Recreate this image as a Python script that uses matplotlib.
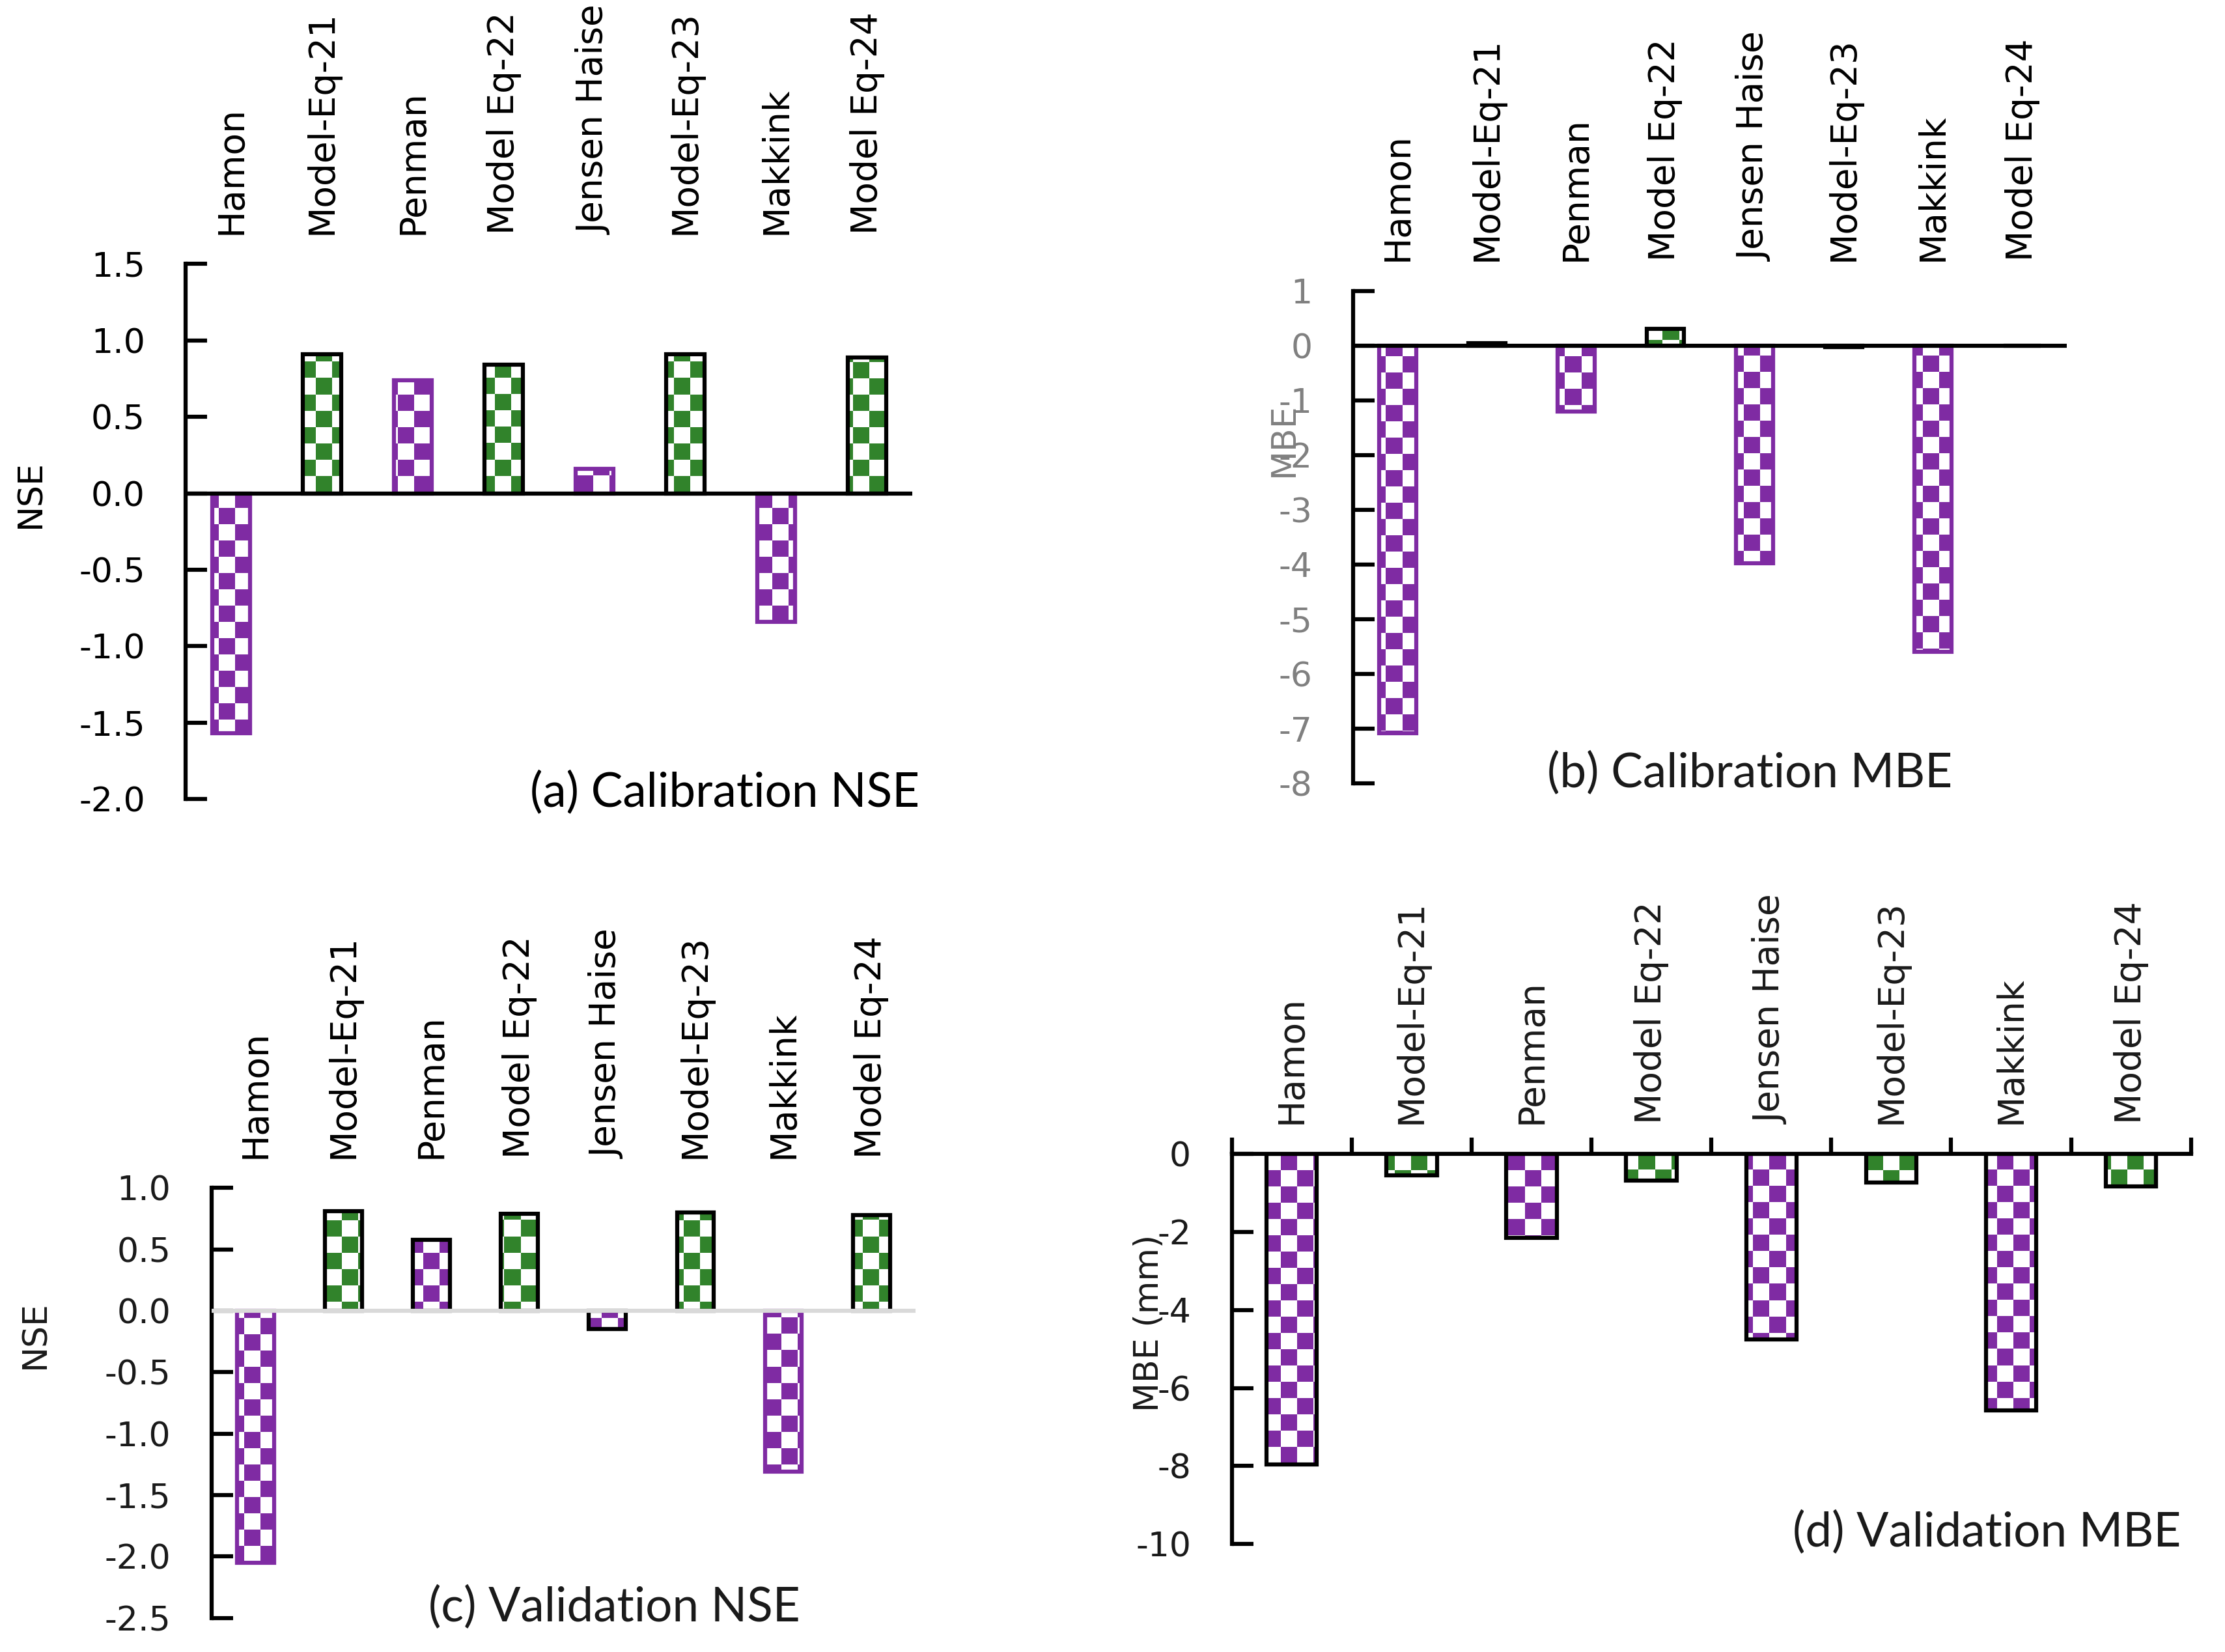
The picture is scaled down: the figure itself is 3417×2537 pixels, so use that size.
import numpy as np
import matplotlib
matplotlib.use("Agg")
import matplotlib.pyplot as plt
from matplotlib.colors import ListedColormap

plt.rcParams['font.family'] = ['DejaVu Sans']
plt.rcParams['axes.unicode_minus'] = False

# data
models = ['Hamon', 'Model-Eq-21', 'Penman', 'Model Eq-22',
          'Jensen Haise', 'Model-Eq-23', 'Makkink', 'Model Eq-24']
nse_cal = [-1.57, 0.91, 0.74, 0.84, 0.16, 0.91, -0.84, 0.89]
mbe_cal = [-7.08, 0.04, -1.20, 0.31, -3.98, -0.03, -5.60, 0.0]
nse_val = [-2.05, 0.81, 0.58, 0.79, -0.15, 0.80, -1.31, 0.78]
mbe_val = [-7.96, -0.55, -2.15, -0.69, -4.76, -0.73, -6.58, -0.84]

PURPLE = '#7f2ba3'
GREEN = '#31832b'
fills = [PURPLE, GREEN] * 4

W, H, DPI = 3417, 2537, 300
CELL = 25  # checker cell size in pixels
CAT_FS = 13.2

fig = plt.figure(figsize=(W / DPI, H / DPI), dpi=DPI)


def checker(ax, bars, colors):
    pos = ax.get_position()
    wpx, hpx = pos.width * W, pos.height * H
    nx, ny = int(np.ceil(wpx / CELL)), int(np.ceil(hpx / CELL))
    grid = np.indices((ny, nx)).sum(axis=0) % 2
    for b, c in zip(bars, colors):
        im = ax.imshow(grid, cmap=ListedColormap(['white', c]), vmin=0, vmax=1,
                       interpolation='nearest', aspect='auto',
                       extent=(0, nx * CELL / wpx, 1 - ny * CELL / hpx, 1),
                       transform=ax.transAxes, zorder=2)
        im.set_clip_path(b)


def panel(rect, vals, ylim, yticks, fmt, edges, zero_col='black',
          tick_col='black', top_ticks=False):
    ax = fig.add_axes(rect)
    x = np.arange(len(models))
    bars = ax.bar(x, vals, width=0.42, facecolor='none', edgecolor=edges,
                  linewidth=1.5, zorder=3)
    checker(ax, bars, fills)
    ax.set_xlim(-0.5, len(models) - 0.5)
    ax.set_ylim(*ylim)
    for s in ['right', 'bottom', 'top']:
        ax.spines[s].set_visible(False)
    ax.spines['left'].set_linewidth(1.5)
    ax.set_yticks(yticks)
    ax.set_yticklabels([fmt % v for v in yticks])
    ax.tick_params(axis='y', direction='in', length=8, width=1.5, pad=15,
                   labelsize=12.5, labelcolor=tick_col)
    ax.xaxis.tick_top()
    if top_ticks:
        ax.spines['top'].set_visible(True)
        ax.spines['top'].set_linewidth(1.5)
        ax.set_xticks(np.arange(-0.5, len(models), 1))
        ax.set_xticklabels([])
        ax.set_xticks(x, minor=True)
        ax.set_xticklabels(models, minor=True, rotation=90)
        ax.tick_params(axis='x', which='major', direction='out', length=6,
                       width=1.5)
        ax.tick_params(axis='x', which='minor', length=0, pad=11,
                       labelsize=CAT_FS, labelcolor='#1a1a1a')
    else:
        ax.set_xticks(x)
        ax.set_xticklabels(models, rotation=90)
        ax.tick_params(axis='x', length=0, pad=11, labelsize=CAT_FS)
        ax.axhline(0, color=zero_col, lw=1.5, zorder=4)
    return ax


k, p = 'black', PURPLE
axa = panel([0.0835, 0.5163, 0.3266, 0.3239], nse_cal, (-2, 1.5),
            np.arange(-2, 1.51, 0.5), '%.1f', [p, k, p, k, p, k, p, k])
axb = panel([0.6081, 0.5258, 0.3208, 0.2981], mbe_cal, (-8, 1),
            np.arange(-8, 2, 1), '%d', [p, k, p, k, p, k, p, k],
            tick_col='#808080')
axc = panel([0.0950, 0.0206, 0.3164, 0.2603], nse_val, (-2.5, 1),
            np.arange(-2.5, 1.01, 0.5), '%.1f', [p, k, k, k, k, k, p, k],
            zero_col='#d9d9d9', tick_col='#1a1a1a')
axd = panel([0.5536, 0.0653, 0.4311, 0.2362], mbe_val, (-10, 0),
            np.arange(-10, 1, 2), '%d', [k] * 8, tick_col='#1a1a1a',
            top_ticks=True)

# axis labels
fig.text(0.014, 0.701, 'NSE', rotation=90, ha='center', va='center', fontsize=12.5)
fig.text(0.016, 0.192, 'NSE', rotation=90, ha='center', va='center',
         fontsize=12.5, color='#1a1a1a')
fig.text(0.577, 0.7337, 'MBE', rotation=90, ha='center', va='center',
         fontsize=12.5, color='#808080')
fig.text(0.5166, 0.1993, 'MBE (mm)', rotation=90, ha='center', va='center',
         fontsize=12.5, color='#1a1a1a')

# panel captions
tkw = dict(ha='center', va='center', fontsize=17.5, family='Lato')
fig.text(0.3256, 0.5198, '(a) Calibration NSE', **tkw)
fig.text(0.7863, 0.5318, '(b) Calibration MBE', color='#1a1a1a', **tkw)
fig.text(0.2761, 0.0266, '(c) Validation NSE', color='#1a1a1a', **tkw)
fig.text(0.8929, 0.0722, '(d) Validation MBE', color='#1a1a1a', **tkw)

fig.savefig('out.png', dpi=DPI)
■ ■ ■
Goal. From the listing, copy every line where the string "matplotlib" appears.

Complete output.
Recreate this image as a Python script that uses matplotlib.
import matplotlib
matplotlib.use("Agg")
import matplotlib.pyplot as plt
from matplotlib.colors import ListedColormap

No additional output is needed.